When staff working in schools first begin to talk constructively about students, focusing on their learning and supports that can be put in place to help them succeed, it is not unusual for this conversation to lack depth, focus or avoid the essential question “so what can WE do to support this student?” When first beginning to engage in Collaborative Team Meetings, where students, not teaching, is the focus, it takes time and continued experience in communicating in this forum for the conversation to meaningfully evolve.
In an RTI framework that values collaboration and conversation, such as the Collaborative Response Model, we often encounter the following when teams (involving teachers, support staff, learning coaches and administration) first begin talking about students:
- Focus on a limited amount of students – when discussing individual students, team members generally have a lot of history and experiences to share. When first engaging in Collaborative Team Meetings, conversations can go on tangents, as various team members share their countless observations and narratives related to the student. We have witnessed initial meetings that lasted an hour and focused on the needs of 6-8 students, as people around the table took turns sharing their individual “war stories”. As teams become more accustomed to the format of the meetings and the need for efficiency, it is quite possible to discuss the needs and supports of twenty or more students in the same time frame. As the collective team gains experience working together, conversations become more focused and efficient.
- Focus on blame rather than action – consider this: assessments flag a student for discussion and the conversation turns to a litany of reasons (outside of the school) why the student is not experiencing success. If only the student was reading at night. If only the student arrived at school on time. If only the student had more support at their last school. And on it goes, focusing blame on the reasons the student is not experiencing success rather than what we can do to better ensure success. As team conversation evolves, the emphasis is placed on what can we do during the time the student is at school to provide support and increased time for appropriate interventions. Although there is a time when outside supports are needing to be considered, generally the focus of the team needs to shift to things within the school’s locus of control.
- Focus on deficits rather than strengths -when first beginning to talk about students, often the conversation quickly leads to everything the student can’t do rather than putting attention to what they can do. Although it is important to focus on areas in need of improvement to ensure the appropriate types and levels of support, framing it in a strengths-based mindset takes time and an intentional priority placed upon it. Two steps to help in this shift is using the start of the meeting conversation to focus on celebrations experienced (as noted in the collaborative team meeting record) and having leaders within the conversation ask explicitly about the student strengths when determining interventions, to ensure appropriate supports that consider the strengths of the child.

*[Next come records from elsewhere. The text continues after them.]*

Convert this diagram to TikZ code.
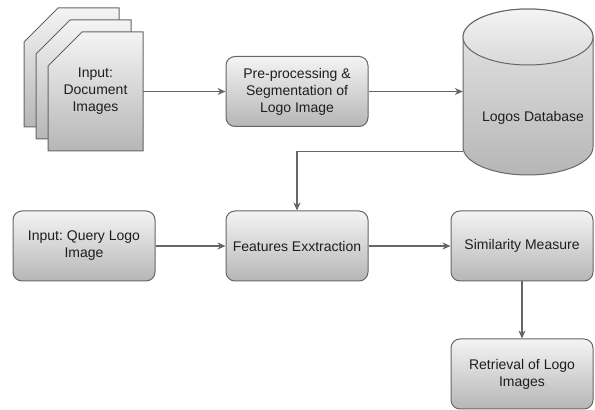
\documentclass[tikz,border=0pt]{standalone}
\usepackage{fontspec}
\setmainfont{Liberation Sans}
\usetikzlibrary{arrows.meta}
\frenchspacing
\definecolor{edge}{HTML}{666666}
\definecolor{ink}{HTML}{1E1E1E}
\definecolor{shadetop}{HTML}{F4F4F4}
\definecolor{shadebot}{HTML}{B6B6B6}

\tikzset{
  label font/.style={text=ink, font=\fontsize{14}{17}\selectfont, align=center},
  stepbox/.style={label font, draw=edge, line width=1pt, rounded corners=9pt,
    top color=shadetop, bottom color=shadebot,
    minimum width=142pt, minimum height=70pt, inner sep=2pt},
  card/.style={draw=edge, line width=1pt, top color=shadetop, bottom color=shadebot},
  arr/.style={draw=edge, line width=1.1pt, -{Stealth[length=8pt,width=7pt]}},
}

\begin{document}
\begin{tikzpicture}[x=1pt,y=1pt]
\useasboundingbox (0,0) rectangle (595,410);

% stack of document pages, back to front
\foreach \px/\py in {24/402, 36/390, 48/378} {
  \path[card] (\px+34,\py) -- (\px+95,\py) -- (\px+95,\py-119)
    -- (\px,\py-119) -- (\px,\py-34) -- cycle;
}
\node[label font, minimum width=95pt, minimum height=119pt, inner sep=0pt]
  (doc) at (95.5,318.5) {Input:\\Document\\Images};

% database cylinder
\path[draw=edge, line width=1pt, top color=shadetop!80!shadebot, bottom color=shadebot]
  (463,373) -- (463,263) arc[start angle=180, end angle=360, x radius=65, y radius=28]
  -- (593,373) arc[start angle=0, end angle=180, x radius=65, y radius=28] -- cycle;
\path[draw=edge, line width=1pt, top color=shadetop, bottom color=shadetop!55!shadebot]
  (528,373) ellipse[x radius=65, y radius=28];
\node[minimum width=130pt, minimum height=168pt, inner sep=0pt] (db) at (528,318.5) {};
\node[label font] (dbtext) at (533,292) {Logos Database};

% process steps
\node[stepbox] (pre)  at (297,318.5) {Pre-processing \&\\Segmentation of\\Logo Image};
\node[stepbox] (query) at (84,164) {Input: Query Logo\\Image};
\node[stepbox] (feat) at (297,164) {Features Exxtraction};
\node[stepbox] (sim)  at (522,164) {Similarity Measure};
\node[stepbox] (ret)  at (522,36) {Retrieval of Logo\\Images};

% connectors
\draw[arr] (doc.east) -- (pre.west);
\draw[arr] (pre.east) -- (db.west);
\draw[arr] ([yshift=-60pt]db.west) -| (feat.north);
\draw[arr] (query.east) -- (feat.west);
\draw[arr] (feat.east) -- (sim.west);
\draw[arr] (sim.south) -- (ret.north);
\end{tikzpicture}
\end{document}
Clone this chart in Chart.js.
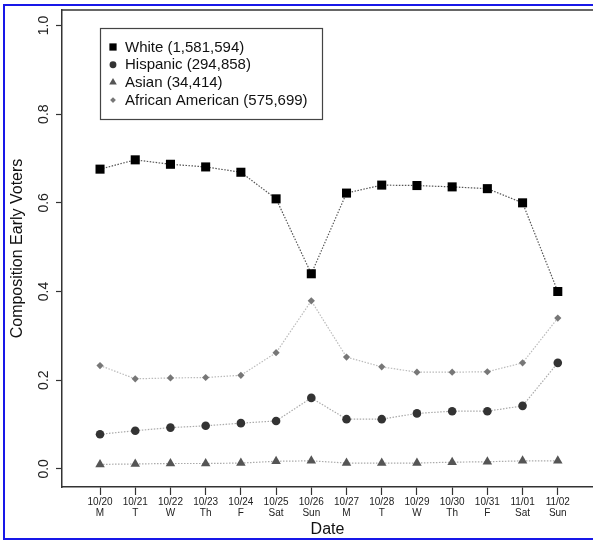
<!DOCTYPE html>
<html>
<head>
<meta charset="utf-8">
<script src="https://cdn.jsdelivr.net/npm/chart.js@4.4.1/dist/chart.umd.min.js"></script>
<style>
  html, body { margin: 0; padding: 0; background: #fff; overflow: hidden; }
  #wrap { position: relative; width: 593px; height: 541px; overflow: hidden; }
  #frame { position: absolute; left: 3px; top: 4px; width: 640px; height: 536px;
           box-sizing: border-box; border: 2px solid #1818e8; pointer-events: none; }
</style>
</head>
<body>
<div id="wrap">
  <canvas id="myChart" width="593" height="541"></canvas>
  <div id="frame"></div>
</div>
<script>
// data
const dates = ["10/20", "10/21", "10/22", "10/23", "10/24", "10/25", "10/26",
               "10/27", "10/28", "10/29", "10/30", "10/31", "11/01", "11/02"];
const days = ["M", "T", "W", "Th", "F", "Sat", "Sun", "M", "T", "W", "Th", "F", "Sat", "Sun"];
const groups = ["White", "Hispanic", "Asian", "African American"];
const totals = ["1,581,594", "294,858", "34,414", "575,699"];

const white = [0.676, 0.697, 0.687, 0.681, 0.669, 0.609, 0.440, 0.622, 0.640, 0.639, 0.636, 0.632, 0.600, 0.400];
const hispanic = [0.078, 0.086, 0.093, 0.097, 0.103, 0.108, 0.160, 0.112, 0.112, 0.125, 0.130, 0.130, 0.142, 0.239];
const asian = [0.010, 0.011, 0.012, 0.012, 0.013, 0.017, 0.018, 0.013, 0.013, 0.013, 0.015, 0.016, 0.018, 0.018];
const africanAmerican = [0.233, 0.203, 0.205, 0.206, 0.211, 0.262, 0.379, 0.252, 0.230, 0.218, 0.218, 0.219, 0.239, 0.340];

const yTicks = [0, 0.2, 0.4, 0.6, 0.8, 1.0];

Chart.defaults.font.family = "'Liberation Sans', Arial, sans-serif";
Chart.defaults.color = "#111";

function series(i, values, style) {
    return Object.assign({
        label: groups[i] + " (" + totals[i] + ")",
        data: values.map((v, k) => ({ x: k, y: v })),
        showLine: true,
        fill: false,
        tension: 0,
        borderWidth: 1.2,
        borderDash: [1.5, 1.5],
        pointBorderWidth: 0
    }, style);
}

// legend box drawn inside the plot like the original R figure
const boxLegend = {
    id: "boxLegend",
    afterDraw(chart) {
        const ctx = chart.ctx;
        const area = chart.chartArea;
        ctx.save();
        // top frame line of the plot box
        ctx.strokeStyle = "#333";
        ctx.lineWidth = 1.5;
        ctx.beginPath();
        ctx.moveTo(area.left, area.top);
        ctx.lineTo(area.right, area.top);
        ctx.stroke();

        ctx.strokeStyle = "#444";
        ctx.lineWidth = 1.2;
        ctx.strokeRect(100.5, 28.5, 222, 91);

        ctx.font = "15px 'Liberation Sans', Arial, sans-serif";
        ctx.textBaseline = "middle";
        ctx.textAlign = "left";
        chart.data.datasets.forEach((ds, i) => {
            const y = 47 + i * 17.7;
            ctx.fillStyle = ds.pointBackgroundColor;
            if (Chart.helpers && Chart.helpers.drawPoint) {
                Chart.helpers.drawPoint(ctx, {
                    pointStyle: ds.pointStyle,
                    radius: ds.pointRadius * 0.8,
                    rotation: 0,
                    borderWidth: 0
                }, 113, y);
            } else {
                ctx.beginPath();
                ctx.arc(113, y, 3.5, 0, Math.PI * 2);
                ctx.fill();
            }
            ctx.fillStyle = "#111";
            ctx.fillText(ds.label, 125, y + 0.5);
        });
        ctx.restore();
    }
};

new Chart("myChart", {
    type: "line",
    data: {
        datasets: [
            series(0, white, { borderColor: "#555", pointStyle: "rect", pointRadius: 6.4,
                               pointBackgroundColor: "#000" }),
            series(1, hispanic, { borderColor: "#aaa", pointStyle: "circle", pointRadius: 4.3,
                                  pointBackgroundColor: "#333" }),
            series(2, asian, { borderColor: "#aaa", pointStyle: "triangle", pointRadius: 5.5,
                               pointBackgroundColor: "#555" }),
            series(3, africanAmerican, { borderColor: "#bbb", pointStyle: "rectRot", pointRadius: 3.6,
                                         pointBackgroundColor: "#777" })
        ]
    },
    options: {
        responsive: false,
        animation: false,
        devicePixelRatio: 1,
        layout: { autoPadding: false, padding: { left: 0, top: 10, right: 0, bottom: 0 } },
        plugins: {
            legend: { display: false },
            tooltip: { enabled: false }
        },
        scales: {
            x: {
                type: "linear",
                min: -1.08,
                max: 14.0,
                afterBuildTicks: s => { s.ticks = dates.map((d, i) => ({ value: i })); },
                afterFit: s => { s.height = 54; s.paddingLeft = 0; s.paddingRight = 0; },
                border: { display: true, color: "#333", width: 1.5 },
                grid: { display: true, drawOnChartArea: false, drawTicks: true,
                        tickLength: 8, tickColor: "#333", tickWidth: 1.2 },
                ticks: {
                    autoSkip: false,
                    maxRotation: 0,
                    padding: 2,
                    color: "#222",
                    font: { size: 10, lineHeight: 1.1 },
                    callback: v => [dates[v], days[v]]
                },
                title: { display: true, text: "Date", font: { size: 16 },
                         padding: { top: 0, bottom: 2 } }
            },
            y: {
                min: -0.041,
                max: 1.035,
                afterBuildTicks: s => { s.ticks = yTicks.map(v => ({ value: v })); },
                afterFit: s => { s.width = 62; s.paddingTop = 0; s.paddingBottom = 0; },
                border: { display: true, color: "#333", width: 1.5 },
                grid: { display: true, drawOnChartArea: false, drawTicks: true,
                        tickLength: 6, tickColor: "#333", tickWidth: 1.2 },
                ticks: {
                    minRotation: 90,
                    maxRotation: 90,
                    crossAlign: "center",
                    padding: 2,
                    color: "#222",
                    font: { size: 14, lineHeight: 1 },
                    callback: v => v.toFixed(1)
                },
                title: { display: true, text: "Composition Early Voters", font: { size: 16 },
                         padding: { top: 8, bottom: 0 } }
            }
        }
    },
    plugins: [boxLegend]
});
</script>
</body>
</html>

- Focus on programs not professionalism – in Hargreaves and Fullan’s text Professional Capital (2012), the authors value the collective professional knowledge of teachers and argue that schools need to develop processes and collaborative structures that allow professional judgment to thrive. In the early stages of talking about students, it is sometimes easy to place focus on the programs to provide the “fix”. Professional dialogue is limited. In time, it is important to recognize the professional experience and knowledge that is at the heart of a Collaborative Response Model and allow the collective capacity of the team to determine what is best for students. We have often said in Collaborative Team Meetings that “teachers’ gut trumps all”, meaning that professional intuition and experience is the best tool we have to collaboratively determine what is best for students.
We have found that it is common for conversations to evolve as schools grow more comfortable with Collaborative Team Meetings and high levels of sophisticated, efficient dialogue become more commonplace. The most important element of this phenomena is that in order for evolution to occur, schools must start talking about kids, establishing formalized processes and structures for this conversation and professional problem-solving to occur. Implementing a “Ready, Fire, Aim” mindset is critical, engaging in collaborative conversations and constantly refining the framework within which these meetings occur. In time, schools can utilize and further develop their professional capital to really make a difference responding to the needs of students.
Hargreaves, A., & Fullan, M. (2012). Professional capital: Transforming teaching in every school. New York: Teachers College Press.